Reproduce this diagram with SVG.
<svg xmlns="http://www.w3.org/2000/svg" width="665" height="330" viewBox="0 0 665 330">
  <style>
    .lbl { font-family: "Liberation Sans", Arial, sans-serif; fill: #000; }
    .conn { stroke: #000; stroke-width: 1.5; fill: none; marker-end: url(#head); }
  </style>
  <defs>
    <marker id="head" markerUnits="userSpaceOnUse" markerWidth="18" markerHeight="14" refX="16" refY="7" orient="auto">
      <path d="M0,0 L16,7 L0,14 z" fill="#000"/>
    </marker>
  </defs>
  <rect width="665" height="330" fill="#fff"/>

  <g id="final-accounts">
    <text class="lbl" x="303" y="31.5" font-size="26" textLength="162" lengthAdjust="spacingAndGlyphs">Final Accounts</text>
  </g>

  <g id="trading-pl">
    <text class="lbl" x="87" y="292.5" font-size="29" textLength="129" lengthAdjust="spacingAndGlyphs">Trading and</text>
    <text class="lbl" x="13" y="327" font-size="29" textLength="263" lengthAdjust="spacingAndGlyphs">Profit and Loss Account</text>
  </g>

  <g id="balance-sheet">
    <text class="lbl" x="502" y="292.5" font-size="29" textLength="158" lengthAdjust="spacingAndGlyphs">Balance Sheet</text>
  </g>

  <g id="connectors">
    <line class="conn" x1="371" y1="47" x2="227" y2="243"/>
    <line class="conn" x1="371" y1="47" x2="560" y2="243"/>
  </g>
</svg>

:::::

Short exercise: Take the listing above and write it out again exactly.

Solution below:
Reproduce this diagram with SVG.
<svg xmlns="http://www.w3.org/2000/svg" width="665" height="330" viewBox="0 0 665 330">
  <style>
    .lbl { font-family: "Liberation Sans", Arial, sans-serif; fill: #000; }
    .conn { stroke: #000; stroke-width: 1.5; fill: none; marker-end: url(#head); }
  </style>
  <defs>
    <marker id="head" markerUnits="userSpaceOnUse" markerWidth="18" markerHeight="14" refX="16" refY="7" orient="auto">
      <path d="M0,0 L16,7 L0,14 z" fill="#000"/>
    </marker>
  </defs>
  <rect width="665" height="330" fill="#fff"/>

  <g id="final-accounts">
    <text class="lbl" x="303" y="31.5" font-size="26" textLength="162" lengthAdjust="spacingAndGlyphs">Final Accounts</text>
  </g>

  <g id="trading-pl">
    <text class="lbl" x="87" y="292.5" font-size="29" textLength="129" lengthAdjust="spacingAndGlyphs">Trading and</text>
    <text class="lbl" x="13" y="327" font-size="29" textLength="263" lengthAdjust="spacingAndGlyphs">Profit and Loss Account</text>
  </g>

  <g id="balance-sheet">
    <text class="lbl" x="502" y="292.5" font-size="29" textLength="158" lengthAdjust="spacingAndGlyphs">Balance Sheet</text>
  </g>

  <g id="connectors">
    <line class="conn" x1="371" y1="47" x2="227" y2="243"/>
    <line class="conn" x1="371" y1="47" x2="560" y2="243"/>
  </g>
</svg>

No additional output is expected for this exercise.